One even makes explicit mention of using it on any computer connected to a weapon of mass destruction.

Cuz, you know, it would suck to have a suitcase nuke with a laptop trigger fail because of too much Nigerian email spam.

I miss Borland's "stuff our lawyers make us say" no nonsense license agreements.

 
At 7:44 AM, Blogger Paddy O'Furnijur said...

To answer your questions directly:
1. Of course they can. They can put anything they want in the license. They could insist you only use this product while wearing red boxers (they may make an exception for redheads). If you don't like the terms, don't use the product.

2. Ahh, here's where the problem lies. If that phrase is only in the license for the beta version, or for an academic version, but not in the commercial version, then it is most likely enforceable. The publisher's damages are loss of revenue from a sale of the software. Your damages would be...nothing. The software didn't cost you anything.

Since you mentioned that it is a beta license, contact the publisher and ask about licensing once the software is released. Ask about both the cost and that specific portion of the licensing agreement. Mention that you would like to evaluate the software, but want to make sure you can eventually get a version for commercial use before you go to all the trouble.

 
At 8:17 AM, Blogger Denny Crane said...

If I understand correctly, you're using a free license for the purpose of beta testing. Therefore, I assume the final product will be licensed for a fee (although your final version may be gratis if you're registered as one of their beta testers). Is this correct?

Regardless, they are free to impose whatever restrictions they want on the use of their betas. Moreover, they a free to impose whatever restrictions they want on free software. After all, they're not working their asses off to give you free tools for you to build profits. If they make your profit generation easier, they're entitled to a little something, you know, for the effort (Caddy Shack).

That said, the detection issue is a different story. From what you said, it sounds unlikely that you would be caught. That doesn't make it right, but it sounds fairly safe.

 
At 10:13 AM, Blogger Sinner said...

To clear some stuff up...

I help to beta test the software, they have now released it and sent me this free license as compensation for my beta testing efforts.

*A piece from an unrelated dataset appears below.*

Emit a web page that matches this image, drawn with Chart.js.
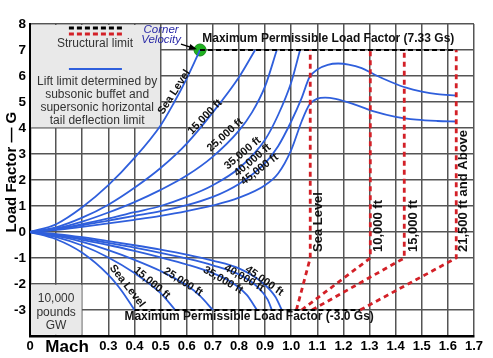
<!DOCTYPE html>
<html><head><meta charset="utf-8">
<script src="https://cdn.jsdelivr.net/npm/chart.js@4/dist/chart.umd.min.js"></script>
<style>html,body{margin:0;padding:0;background:#fff;}canvas{display:block;}</style>
</head><body>
<canvas id="c" width="493" height="358"></canvas>
<script>
// ---- data (Mach, load factor G) ----
const altitudeLabels = ['Sea Level','15,000 ft','25,000 ft','35,000 ft','40,000 ft','45,000 ft'];
const posSeaLevel = [[0,0],[0.1,0.3],[0.2,0.95],[0.3,1.8],[0.4,2.85],[0.5,4.1],[0.55,4.95],[0.6,5.9],[0.651,7]];
const pos15k = [[0,0],[0.1,0.18],[0.2,0.55],[0.3,1.05],[0.4,1.7],[0.5,2.46],[0.6,3.4],[0.7,4.6],[0.8,5.95],[0.862,7]];
const pos25k = [[0,0],[0.1,0.14],[0.2,0.4],[0.3,0.75],[0.4,1.15],[0.5,1.62],[0.6,2.17],[0.7,2.9],[0.8,3.9],[0.85,4.6],[0.9,5.6],[0.945,7]];
const pos35k = [[0,0],[0.1,0.11],[0.2,0.3],[0.3,0.52],[0.4,0.76],[0.5,1.0],[0.6,1.35],[0.7,1.8],[0.8,2.45],[0.9,3.55],[0.95,4.5],[1.0,5.75],[1.034,7]];
const pos40k = [[0,0],[0.1,0.1],[0.2,0.26],[0.3,0.44],[0.4,0.62],[0.5,0.8],[0.6,1.03],[0.7,1.35],[0.8,1.85],[0.9,2.65],[0.95,3.3],[1.0,4.25],[1.04,5.15],[1.07,5.95],[1.1,6.25],[1.14,6.43],[1.18,6.48],[1.22,6.44],[1.27,6.3],[1.32,6.05],[1.38,5.78],[1.44,5.55],[1.5,5.4],[1.56,5.3],[1.632,5.25]];
const pos45k = [[0,0],[0.1,0.08],[0.2,0.2],[0.3,0.33],[0.4,0.47],[0.5,0.62],[0.6,0.8],[0.7,1.02],[0.8,1.32],[0.9,1.8],[0.95,2.25],[1.0,3.15],[1.04,4.25],[1.07,4.9],[1.1,5.13],[1.13,5.17],[1.17,5.12],[1.25,4.88],[1.32,4.63],[1.4,4.43],[1.48,4.32],[1.56,4.27],[1.632,4.25]];
const negSeaLevel = [[0,0],[0.1,-0.28],[0.2,-0.8],[0.3,-1.65],[0.35,-2.25],[0.4,-3]];
const neg15k = [[0,0],[0.1,-0.2],[0.2,-0.52],[0.3,-0.98],[0.4,-1.58],[0.5,-2.35],[0.556,-3]];
const neg25k = [[0,0],[0.1,-0.15],[0.2,-0.38],[0.3,-0.7],[0.4,-1.07],[0.5,-1.5],[0.6,-2.05],[0.65,-2.45],[0.7,-3]];
const neg35k = [[0,0],[0.1,-0.12],[0.2,-0.3],[0.3,-0.5],[0.4,-0.73],[0.5,-0.98],[0.6,-1.25],[0.7,-1.58],[0.77,-1.92],[0.83,-2.42],[0.869,-3]];
const neg40k = [[0,0],[0.1,-0.1],[0.2,-0.25],[0.3,-0.42],[0.4,-0.6],[0.5,-0.8],[0.6,-1.02],[0.7,-1.28],[0.8,-1.63],[0.87,-2.1],[0.91,-2.6],[0.926,-3]];
const neg45k = [[0,0],[0.1,-0.08],[0.2,-0.2],[0.3,-0.35],[0.4,-0.51],[0.5,-0.68],[0.6,-0.87],[0.7,-1.1],[0.8,-1.4],[0.89,-1.95],[0.94,-2.5],[0.964,-3]];
// structural limits
const structSea = [[1.02,-3],[1.073,-1],[1.073,7]];
const struct10k = [[1.04,-3],[1.303,-1],[1.303,7]];
const struct15k = [[1.08,-3],[1.433,-1],[1.433,7]];
const struct21k = [[1.264,-3],[1.632,-1],[1.632,7]];
const structLabels = ['Sea Level','10,000 ft','15,000 ft','21,500 ft and Above'];
const posLimit = [[0.651,7],[1.632,7]];
const negLimit = [[0.4,-3],[1.264,-3]];
const cornerPoint = [[0.651,7]];
// ticks
const yTickValues = [8,7,6,5,4,3,2,1,0,-1,-2,-3];
const xTickLabels = ['0','','','0.3','0.4','0.5','0.6','0.7','0.8','0.9','1.0','1.1','1.2','1.3','1.4','1.5','1.6','1.7'];

const pts = a => a.map(p => ({x:p[0], y:p[1]}));
const BLUE = '#2f5fdc', RED = '#d32027';
const blue = d => ({data:pts(d), borderColor:BLUE, borderWidth:1.8, pointRadius:0, cubicInterpolationMode:'monotone', fill:false});
const red = d => ({data:pts(d), borderColor:RED, borderWidth:2.8, borderDash:[5,4], pointRadius:0, fill:false});
const blk = d => ({data:pts(d), borderColor:'#000', borderWidth:1.8, borderDash:[5,3], pointRadius:0, fill:false});

const datasets = [
  blk(posLimit), blk(negLimit),
  red(structSea), red(struct10k), red(struct15k), red(struct21k),
  blue(posSeaLevel), blue(pos15k), blue(pos25k), blue(pos35k), blue(pos40k), blue(pos45k),
  blue(negSeaLevel), blue(neg15k), blue(neg25k), blue(neg35k), blue(neg40k), blue(neg45k),
  {data:pts(cornerPoint), showLine:false, pointRadius:6, pointBackgroundColor:'#1fb21f', pointBorderColor:'#168a16', pointBorderWidth:1}
];

const FONT = '"Liberation Sans", Arial, sans-serif';
function txt(ctx, s, x, y, font, color, align, rot, base) {
  ctx.save(); ctx.translate(x, y); if (rot) ctx.rotate(rot*Math.PI/180);
  ctx.font = font; ctx.fillStyle = color; ctx.textAlign = align||'center'; ctx.textBaseline = base||'middle';
  ctx.fillText(s, 0, 0); ctx.restore();
}

const posLabelPos = [[0.552,5.38,-57],[0.67,4.42,-46],[0.747,3.73,-42],[0.814,3.03,-40],[0.852,2.76,-40],[0.879,2.41,-38]];
const negLabelPos = [[0.372,-2.08,52],[0.467,-1.96,40],[0.586,-1.92,32],[0.739,-1.85,30],[0.82,-1.77,30],[0.897,-1.88,35]];
const structLabelX = [1.103,1.333,1.467,1.659];

const deco = {
  id:'deco',
  beforeDatasetsDraw(chart){
    const {ctx, scales:{x,y}} = chart;
    ctx.save(); ctx.fillStyle = '#e9e9e9';
    ctx.fillRect(x.getPixelForValue(0)+1, y.getPixelForValue(8)+1, x.getPixelForValue(0.5)-x.getPixelForValue(0)-1.6, y.getPixelForValue(4)-y.getPixelForValue(8)-1.6);
    ctx.fillRect(x.getPixelForValue(0)+1, y.getPixelForValue(-2)+0.8, x.getPixelForValue(0.2)-x.getPixelForValue(0)-1.6, y.getPixelForValue(-4)-y.getPixelForValue(-2)-2);
    ctx.restore();
  },
  afterDatasetsDraw(chart){
    const {ctx, scales:{x,y}} = chart;
    const X = v => x.getPixelForValue(v), Y = v => y.getPixelForValue(v);
    ctx.save();
    ctx.lineWidth = 3; ctx.setLineDash([5,3]);
    ctx.strokeStyle = '#000'; ctx.beginPath(); ctx.moveTo(X(0.149),Y(7.85)); ctx.lineTo(X(0.352),Y(7.85)); ctx.stroke();
    ctx.strokeStyle = RED; ctx.beginPath(); ctx.moveTo(X(0.149),Y(7.62)); ctx.lineTo(X(0.352),Y(7.62)); ctx.stroke();
    ctx.setLineDash([]); ctx.lineWidth = 2; ctx.strokeStyle = BLUE;
    ctx.beginPath(); ctx.moveTo(X(0.149),Y(6.27)); ctx.lineTo(X(0.352),Y(6.27)); ctx.stroke();
    ctx.restore();
    const reg = '12px '+FONT;
    txt(ctx,'Structural limit',X(0.249),Y(7.23),reg,'#333');
    ['Lift limit determined by','subsonic buffet and','supersonic horizontal','tail deflection limit'].forEach((s,i)=>txt(ctx,s,X(0.257),Y(5.77-0.5*i),reg,'#333'));
    ['10,000','pounds','GW'].forEach((s,i)=>txt(ctx,s,X(0.1),Y(-2.58-0.52*i),reg,'#333'));
    txt(ctx,'Corner',X(0.502),Y(7.77),'italic 11.5px '+FONT,'#2a2aa8');
    txt(ctx,'Velocity',X(0.502),Y(7.38),'italic 11.5px '+FONT,'#2a2aa8');
    ctx.save(); ctx.strokeStyle='#000'; ctx.fillStyle='#000'; ctx.lineWidth=1.3;
    const ax0=X(0.578), ay0=Y(7.23), ax1=X(0.632), ay1=Y(7.05);
    ctx.beginPath(); ctx.moveTo(ax0,ay0); ctx.lineTo(ax1,ay1); ctx.stroke();
    const ang=Math.atan2(ay1-ay0,ax1-ax0);
    ctx.beginPath(); ctx.moveTo(ax1+2*Math.cos(ang),ay1+2*Math.sin(ang)); ctx.lineTo(ax1-6*Math.cos(ang)+3*Math.sin(ang), ay1-6*Math.sin(ang)-3*Math.cos(ang)); ctx.lineTo(ax1-6*Math.cos(ang)-3*Math.sin(ang), ay1-6*Math.sin(ang)+3*Math.cos(ang)); ctx.closePath(); ctx.fill();
    ctx.restore();
    txt(ctx,'Maximum Permissible Load Factor (7.33 Gs)',X(1.142),Y(7.42),'bold 12px '+FONT,'#111');
    txt(ctx,'Maximum Permissible Load Factor (-3.0 Gs)',X(0.839),Y(-3.27),'bold 12px '+FONT,'#111');
    const lf = 'bold 11px '+FONT;
    altitudeLabels.forEach((s,i)=>{
      const p=posLabelPos[i]; txt(ctx,s,X(p[0]),Y(p[1]),lf,'#111','center',p[2]);
      const q=negLabelPos[i]; txt(ctx,s,X(q[0]),Y(q[1]),lf,'#111','center',q[2]);
    });
    structLabels.forEach((s,i)=>txt(ctx,s,X(structLabelX[i]),Y(-0.77),'bold 13px '+FONT,'#111','left',-90));
  },
  afterDraw(chart){
    const {ctx, scales:{x,y}} = chart;
    txt(ctx,'Mach',x.getPixelForValue(0.142),347,'bold 17px '+FONT,'#000');
    txt(ctx,'Load Factor — G',12,y.getPixelForValue(2.3),'bold 15px '+FONT,'#000','center',-90);
  }
};

new Chart(document.getElementById('c'), {
  type:'line',
  data:{datasets},
  options:{
    responsive:false, animation:false, devicePixelRatio:1,
    layout:{padding:{top:24,right:19,left:0,bottom:0}},
    plugins:{legend:{display:false}, tooltip:{enabled:false}},
    scales:{
      x:{type:'linear', min:0, max:1.7,
         afterFit(s){s.height=22;},
         ticks:{stepSize:0.1, autoSkip:false, maxRotation:0, padding:3, color:'#000', font:{family:FONT, size:13, weight:'bold'},
           callback:(v)=>{const i=Math.round(v*10); return xTickLabels[i]!==undefined?xTickLabels[i]:'';}},
         grid:{color:'#555', lineWidth:1.5, drawTicks:false},
         border:{color:'#000', width:2.5}},
      y:{type:'linear', min:-4, max:8,
         afterFit(s){s.width=30;},
         ticks:{stepSize:1, padding:4, color:'#000', font:{family:FONT, size:13.5, weight:'bold'},
           callback:(v)=>yTickValues.includes(v)?String(v):''},
         grid:{color:'#555', lineWidth:1.5, drawTicks:false},
         border:{color:'#000', width:2.2}}
    }
  },
  plugins:[deco]
});
</script>
</body></html>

It is not an ED version, which, oddly enough, I CAN use most ed versions for my research. My legal department says no to this for "real work" but I am still considering it for my personal projects.

I love the product, in fact they are using my quotes in advertising and referencing my books.

I just can use the final version due to this license restriction...

As Paddy said, I don't like the license so I will not use it...

 
At 10:24 AM, Blogger Denny Crane said...

Have you called the vendor and asked for a less restrictive licence? If they're using your quotes, etc., they should be flexible in granting you a full license.

 
At 10:30 AM, Blogger Paddy O'Furnijur said...

Denny Crane!

What he said (it can't hurt to ask).

Paddy O'Furnijur!

 
At 11:21 AM, Blogger Sinner said...

Thanks All!

It seems that the verdict is that I am reading this right and have to legal recourse but to forgo the use of the tool.


I will drop them a note and ask.

Maybe if I threaten to remove the tril version from my next book CD, they might see it differently.